Remember those old EF Hutton commercials? ‘When EF Hutton speaks, people listen.’ Well…that’s true for the Republican Party anytime William F. Buckley chimes in on national affairs. Back in February 2006, the earth shook a little when Buckley wrote:

One can’t doubt that the American objective in Iraq has failed.

Today he has a different warning:

The political problem of the Bush administration is grave, possibly beyond the point of rescue. The opinion polls are savagely decisive on the Iraq question. About 60 percent of Americans wish the war ended — wish at least a timetable for orderly withdrawal…

But beyond affirming executive supremacy in matters of war, what is George Bush going to do? It is simply untrue that we are making decisive progress in Iraq…

There are grounds for wondering whether the Republican party will survive this dilemma.

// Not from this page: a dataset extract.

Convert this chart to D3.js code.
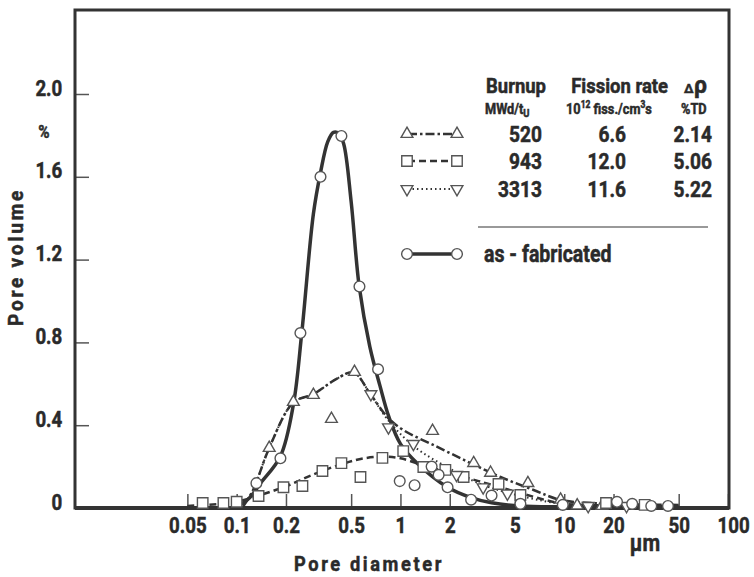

Buckley created the National Review in 1955 and used it as a platform to build the ideological underpinnings of the modern Republican Party. When he got started the Republicans had the White House (Eisenhower) but they had yet to define themselves in the post-New Deal era. Buckley backed Barry Goldwater in 1964 and was undeterred by the beating the Republicans took as they started to develop their modern ideology. In a real sense, Buckley has been here before. He has seen what it looks like for the Republican Party to virtually cease to exist.

His warning should be heeded not only because Buckley is a perceptive fellow, but because he has a feel for the the slow-moving tectonic shifts in party fortunes. Yet, it is hard to see how the Republican Party’s ‘survival’ is threatened. After the 1964 congressional elections, the Democrats had a 68-32 majority in the Senate, but the Republicans took back the White House four years later and steadily chipped away at the congressional margins. Nevertheless, we might consider a post-2008 Senate with more than 60 Democratic senators…and even wider margins in the House. Under those circumstances the GOP will certainly have to reinvent itself.

There seems to be a growing chorus of Republican intellectuals (and pseudo-intellectuals like David Brooks) that are warning of an imminent catastrophe and wondering why the Republicans are not showing any signs of self-preservation. I don’t know the answer to that question. It’s unfortunate for the country.